Port Matching the Throttle Body to the Intake Manifold

You can increase the top end HP by porting the lower intake manifold. From the following photo, you can see that there are 4 separate runners for each cylinder. By removing the webbing between the runners, you create a large plenum which improves top end by raising the breathing by about 700 rpm.

Stock 2.3L Intake Manifold

Over at Merkur Encyclopedia, they have two good pages on discussing and porting the 2.3L intake: page 1 and page 2 - both are worth a read. They found that with the stock intake, the top end was limited to about 5500 rpm. With the ported intake, they could go to 6300 rpm. Over at www.ford23.com they have an excellent webpage on porting both types of 2.3l intakes, dual port and 4 port. Good pictures that show the differences.

Here's a video that discusses polishing an intake manifold - not a 2.3L but it gives you an idea on how to do it.

If you want low end power, then you want long runners which means that you don't port the intake. In the early 60s, Chrysler design the Cross Ram intake manifold for their engines to help create low end torque to move the big cars of the day. Those full size cars were weighing in at over 4000 lb!

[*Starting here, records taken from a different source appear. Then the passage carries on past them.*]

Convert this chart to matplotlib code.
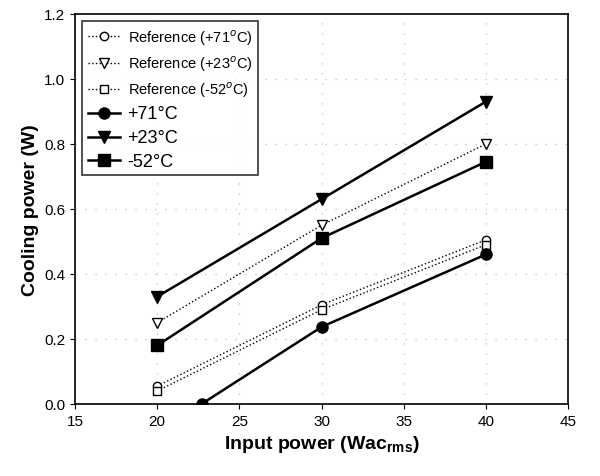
import matplotlib
matplotlib.use("Agg")
import matplotlib.pyplot as plt

plt.rcParams['font.family'] = ['Liberation Sans', 'DejaVu Sans']

x = [20, 30, 40]
x_hot = [22.7, 30, 40]

ref_71 = [0.055, 0.305, 0.505]
ref_23 = [0.25, 0.55, 0.80]
ref_m52 = [0.04, 0.29, 0.49]
meas_71 = [0.0, 0.237, 0.46]
meas_23 = [0.33, 0.63, 0.93]
meas_m52 = [0.18, 0.51, 0.745]

fig = plt.figure(figsize=(6, 4.77), dpi=100)
ax = fig.add_axes([0.125, 0.151, 0.822, 0.818])

ax.plot(x, ref_71, ':', color='black', lw=1, marker='o', mfc='white', ms=6, label='Reference (+71$^{o}$C)')
ax.plot(x, ref_23, ':', color='black', lw=1, marker='v', mfc='white', ms=7, label='Reference (+23$^{o}$C)')
ax.plot(x, ref_m52, ':', color='black', lw=1, marker='s', mfc='white', ms=5.5, label='Reference (-52$^{o}$C)')
ax.plot(x_hot, meas_71, '-', color='black', lw=1.8, marker='o', ms=8, label='+71°C')
ax.plot(x, meas_23, '-', color='black', lw=1.8, marker='v', ms=9, label='+23°C')
ax.plot(x, meas_m52, '-', color='black', lw=1.8, marker='s', ms=8, label='-52°C')

ax.set_xlim(15, 45)
ax.set_ylim(0, 1.2)
ax.set_xticks([15, 20, 25, 30, 35, 40, 45])
ax.set_yticks([0.0, 0.2, 0.4, 0.6, 0.8, 1.0, 1.2])
ax.set_yticklabels(['0.0', '0.2', '0.4', '0.6', '0.8', '1.0', '1.2'])
ax.tick_params(direction='out', labelsize=11)
ax.grid(True, linestyle=(0, (1, 8)), color='#b0b0b0', lw=0.8)
for s in ax.spines.values():
    s.set_linewidth(1.2)

ax.set_xlabel('Input power (Wac$_{\\mathregular{rms}}$)', fontsize=14, fontweight='bold')
ax.set_ylabel('Cooling power (W)', fontsize=14, fontweight='bold')

leg = ax.legend(loc='upper left', fontsize=10.5, frameon=True, fancybox=False,
                edgecolor='black', handlelength=2.2, borderaxespad=0.5,
                labelspacing=0.45, handletextpad=0.5)
leg.get_frame().set_linewidth(1.2)
for t in leg.get_texts()[3:]:
    t.set_fontsize(13)

fig.savefig('out.png', dpi=100)
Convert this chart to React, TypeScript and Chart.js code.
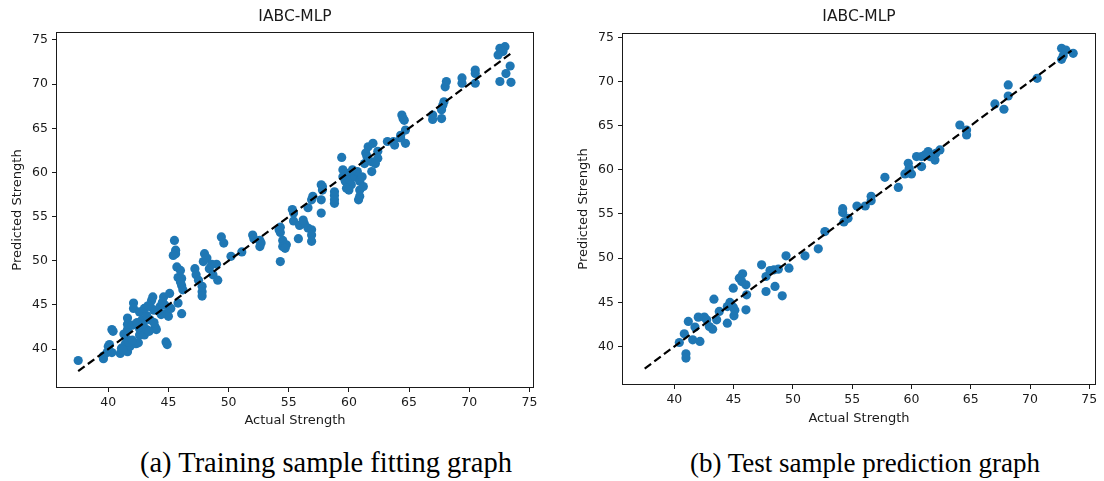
import React, { useEffect, useRef } from 'react';
import { Chart, registerables } from 'chart.js';

Chart.register(...registerables);

// ---------- data ----------
const trainActual = [
  37.5, 39.6, 39.6, 39.9, 40.0, 40.1, 40.3, 40.4, 40.3, 41.0,
  41.1, 41.4, 41.6, 41.8, 41.5, 41.6, 41.6, 41.6, 42.0, 42.1,
  42.1, 42.3, 42.5, 42.6, 42.6, 42.6, 42.8, 43.0, 43.2, 43.2,
  43.5, 43.5, 43.6, 43.7, 43.9, 44.0, 43.8, 44.3, 44.6, 44.7,
  44.8, 45.0, 45.1, 44.8, 44.9, 45.2, 45.8, 46.1, 41.2, 41.7,
  42.0, 42.4, 43.0, 43.3, 43.8, 44.4, 44.5, 41.3, 42.9, 43.4,
  45.5, 45.6, 45.6, 45.4, 45.7, 45.8, 46.0, 46.1, 46.1, 46.2,
  47.2, 47.3, 47.5, 47.8, 47.8, 47.8, 47.9, 48.0, 48.2, 48.4,
  48.7, 49.1, 49.4, 49.6, 50.2, 51.1, 52.0, 52.1, 52.6, 52.6,
  54.3, 54.3, 54.3, 54.5, 54.8, 54.5, 54.7, 46.0, 49.0, 48.6,
  55.3, 55.4, 55.4, 55.8, 55.9, 56.3, 56.6, 56.9, 56.9, 56.9,
  56.6, 56.9, 57.0, 56.2, 57.7, 57.7, 57.8, 57.7, 57.8, 58.8,
  58.8, 58.8, 59.4, 59.5, 59.5, 59.7, 59.95, 60.1, 60.2, 60.5,
  60.7, 60.9, 60.9, 60.9, 60.8, 61.1, 59.8, 60.3, 61.2, 60.0,
  61.6, 62.0, 61.4, 61.5, 62.4, 62.4, 61.9, 61.9, 61.3, 62.2,
  63.2, 63.7, 63.8, 64.3, 64.4, 64.5, 64.6, 64.7, 64.7, 64.3,
  66.96, 66.96, 67.7, 67.7, 67.9, 68.0, 68.1, 69.4, 69.4, 70.5,
  70.5, 70.5, 72.55, 72.97, 72.8, 72.4, 73.4, 73.05, 72.55, 73.47,
  67.8, 58.8, 54.2, 52.7,
];
const trainPredicted = [
  38.7, 38.9, 39.2, 39.6, 40.3, 40.5, 42.2, 42.0, 39.6, 39.5,
  40.1, 40.5, 39.7, 40.3, 41.2, 42.2, 43.5, 42.8, 42.7, 45.2,
  44.6, 40.6, 40.7, 41.6, 42.3, 44.2, 43.3, 41.6, 42.2, 43.8,
  43.3, 44.8, 45.5, 45.9, 42.5, 42.2, 44.4, 44.8, 45.9, 45.0,
  44.0, 43.7, 46.3, 40.8, 40.5, 44.6, 45.2, 44.0, 39.9, 40.8,
  41.0, 43.0, 44.6, 44.9, 43.0, 43.9, 45.3, 41.7, 42.8, 42.0,
  52.3, 51.2, 50.8, 50.6, 49.3, 48.1, 48.9, 48.0, 47.2, 46.7,
  49.1, 48.4, 47.8, 47.1, 46.5, 46.0, 49.9, 50.8, 50.3, 49.1,
  48.4, 47.8, 52.7, 52.0, 50.5, 51.0, 52.9, 52.5, 52.3, 51.6,
  53.8, 53.2, 49.9, 52.3, 51.8, 51.6, 51.4, 47.6, 49.6, 49.6,
  55.8, 54.5, 55.4, 52.5, 54.0, 54.2, 53.7, 53.5, 52.9, 52.2,
  56.0, 56.9, 57.3, 54.6, 55.4, 56.9, 58.4, 58.6, 58.0, 57.8,
  57.4, 56.5, 61.7, 60.3, 59.5, 59.0, 59.9, 59.1, 58.6, 59.5,
  60.1, 59.0, 58.0, 57.3, 56.9, 59.5, 58.2, 60.3, 58.4, 58.0,
  62.9, 63.3, 62.2, 61.8, 62.4, 61.6, 61.2, 60.1, 61.0, 61.0,
  63.5, 63.5, 63.1, 63.9, 66.5, 66.1, 65.9, 64.8, 63.3, 64.2,
  66.5, 66.0, 66.1, 67.1, 68.0, 69.7, 70.3, 70.7, 70.1, 71.6,
  71.2, 70.1, 74.05, 74.24, 73.7, 73.3, 72.05, 71.2, 70.3, 70.2,
  67.6, 56.9, 53.5, 52.0,
];

const testActual = [
  40.42, 40.84, 40.98, 40.98, 41.18, 41.55, 41.74, 42.02, 42.16, 42.53,
  42.73, 42.95, 43.23, 43.34, 43.57, 43.79, 44.47, 44.47, 44.69, 44.97,
  45.03, 45.1, 44.97, 45.48, 45.76, 45.68, 46.04, 46.1, 46.04, 47.36,
  47.73, 47.73, 48.07, 48.4, 48.49, 48.77, 49.1, 49.42, 49.67, 51.02,
  52.14, 52.7, 54.2, 54.2, 54.3, 54.65, 55.4, 56.1, 56.6, 56.6,
  57.76, 58.89, 59.45, 59.73, 59.81, 60.0, 60.43, 60.85, 60.85, 61.41,
  61.56, 61.98, 62.06, 62.4, 61.13, 64.08, 64.65, 64.65, 67.04, 67.8,
  68.16, 68.16, 70.6, 72.66, 73.02, 73.64, 72.66, 72.8,
];
const testPredicted = [
  40.45, 41.43, 39.17, 38.68, 42.83, 40.75, 42.19, 43.32, 40.57, 43.32,
  43.02, 42.26, 41.96, 45.35, 43.02, 43.96, 42.64, 44.52, 44.98, 44.45,
  43.47, 44.1, 46.6, 47.73, 48.22, 47.35, 46.98, 45.84, 44.15, 49.24,
  47.92, 46.22, 48.6, 48.67, 46.79, 48.75, 45.73, 50.26, 48.86, 50.26,
  51.05, 53.0, 55.6, 55.15, 54.1, 54.5, 55.9, 55.9, 56.5, 57.0,
  59.15, 58.0, 59.53, 60.74, 60.17, 59.53, 61.49, 60.36, 61.49, 62.06,
  61.49, 61.1, 61.87, 62.25, 61.68, 65.07, 64.5, 63.94, 67.45, 66.85,
  68.35, 69.6, 70.35, 73.75, 73.56, 73.18, 72.5, 72.9,
];

const axisTicks = [40, 45, 50, 55, 60, 65, 70, 75];
const diagonalRange = [37.5, 73.5];
const chartTitle = 'IABC-MLP';
const xAxisLabel = 'Actual Strength';
const yAxisLabel = 'Predicted Strength';
const captions = ['(a) Training sample fitting graph', '(b) Test sample prediction graph'];

// ---------- layout ----------
type PanelLayout = {
  left: number; width: number; height: number;
  yAxisWidth: number; xAxisHeight: number; padRight: number;
  titlePadBottom: number; xTitlePad: number; yTitlePad: number;
  xMin: number; xMax: number; yMin: number; yMax: number;
};

const leftPanel: PanelLayout = {
  left: 0, width: 560, height: 440,
  yAxisWidth: 57, xAxisHeight: 53, padRight: 27,
  titlePadBottom: 6.4, xTitlePad: 11.7, yTitlePad: 10.2,
  xMin: 35.74, xMax: 75.3, yMin: 35.7, yMax: 75.79,
};
const rightPanel: PanelLayout = {
  left: 560, width: 544, height: 440,
  yAxisWidth: 63, xAxisHeight: 56, padRight: 9,
  titlePadBottom: 7.4, xTitlePad: 13.2, yTitlePad: 16.2,
  xMin: 35.67, xMax: 75.48, yMin: 35.75, yMax: 75.37,
};

const INK = '#1a1a1a';
const FONT = 'DejaVu Sans';

function ScatterPanel({ actual, predicted, layout }: { actual: number[]; predicted: number[]; layout: PanelLayout }) {
  const ref = useRef<HTMLCanvasElement>(null);

  useEffect(() => {
    if (!ref.current) return;
    const framePlugin = {
      id: 'frame',
      afterDraw(chart: any) {
        const { ctx, chartArea } = chart;
        const l = Math.round(chartArea.left) - 0.5;
        const t = Math.round(chartArea.top) - 0.5;
        const r = Math.round(chartArea.right) + 0.5;
        const b = Math.round(chartArea.bottom) + 0.5;
        ctx.save();
        ctx.strokeStyle = INK;
        ctx.lineWidth = 1;
        ctx.strokeRect(l, t, r - l, b - t);
        ctx.restore();
      },
    };

    const setTicks = (scale: any) => {
      scale.ticks = axisTicks.map((v) => ({ value: v }));
    };

    const chart = new Chart(ref.current, {
      type: 'scatter',
      data: {
        datasets: [
          {
            type: 'line',
            data: diagonalRange.map((v) => ({ x: v, y: v })),
            borderColor: '#000',
            borderWidth: 2.2,
            borderDash: [8, 4],
            pointRadius: 0,
            fill: false,
            order: 0,
          } as any,
          {
            data: actual.map((x, i) => ({ x, y: predicted[i] })),
            backgroundColor: '#1f77b4',
            borderColor: '#1f77b4',
            borderWidth: 0,
            pointRadius: 4.6,
            order: 1,
          },
        ],
      },
      options: {
        responsive: false,
        animation: false,
        events: [],
        layout: { padding: { left: 0, top: 0, bottom: 0, right: layout.padRight } },
        plugins: {
          legend: { display: false },
          tooltip: { enabled: false },
          title: {
            display: true,
            text: chartTitle,
            fullSize: false,
            color: INK,
            font: { family: FONT, size: 15.5, weight: 'normal' as any },
            padding: { top: 8, bottom: layout.titlePadBottom },
          },
        },
        scales: {
          x: {
            type: 'linear',
            min: layout.xMin,
            max: layout.xMax,
            afterBuildTicks: setTicks,
            afterFit: (scale: any) => { scale.height = layout.xAxisHeight; },
            border: { display: false },
            grid: { drawOnChartArea: false, drawTicks: true, tickLength: 5, color: INK, lineWidth: 1 },
            ticks: { color: INK, font: { family: FONT, size: 12.5 }, padding: 3.5, maxRotation: 0 },
            title: {
              display: true,
              text: xAxisLabel,
              color: INK,
              font: { family: FONT, size: 13 },
              padding: { top: 0, bottom: layout.xTitlePad },
            },
          },
          y: {
            type: 'linear',
            min: layout.yMin,
            max: layout.yMax,
            afterBuildTicks: setTicks,
            afterFit: (scale: any) => { scale.width = layout.yAxisWidth; },
            border: { display: false },
            grid: { drawOnChartArea: false, drawTicks: true, tickLength: 5, color: INK, lineWidth: 1 },
            ticks: { color: INK, font: { family: FONT, size: 12.5 }, padding: 4 },
            title: {
              display: true,
              text: yAxisLabel,
              color: INK,
              font: { family: FONT, size: 13 },
              padding: { top: layout.yTitlePad, bottom: 0 },
            },
          },
        },
      },
      plugins: [framePlugin],
    } as any);

    return () => chart.destroy();
  }, [actual, predicted, layout]);

  return (
    <canvas
      ref={ref}
      width={layout.width}
      height={layout.height}
      style={{ position: 'absolute', left: layout.left, top: 0, width: layout.width, height: layout.height, display: 'block' }}
    />
  );
}

const captionStyle = (cx: number, size: number): React.CSSProperties => ({
  position: 'absolute',
  left: cx,
  top: 463,
  transform: 'translate(-50%, -50%)',
  whiteSpace: 'nowrap',
  fontFamily: '"Liberation Serif", "Times New Roman", serif',
  fontSize: size,
  lineHeight: 1,
  color: '#000',
});

export default function App() {
  return (
    <div style={{ position: 'absolute', left: 0, top: 0, width: 1104, height: 481, background: '#fff', overflow: 'hidden' }}>
      <ScatterPanel actual={trainActual} predicted={trainPredicted} layout={leftPanel} />
      <ScatterPanel actual={testActual} predicted={testPredicted} layout={rightPanel} />
      <div style={captionStyle(326, 28.5)}>{captions[0]}</div>
      <div style={captionStyle(865, 27)}>{captions[1]}</div>
    </div>
  );
}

Chrysler Cross Ram intake manifold with extremely long intake runners

The left side carburator feeds the right side cylinder head and vice versa. The runners were tuned for low end operation. How does this apply to a Ford 2.3L? If you want low end torque for daily driving then you would want each runner to be as long as possible and small. Compare this with the top end performance of the ported intake discussed above. Short runners and a large plenum is used for high rpm performance. Long runners and small plenum is used for low rpm performance.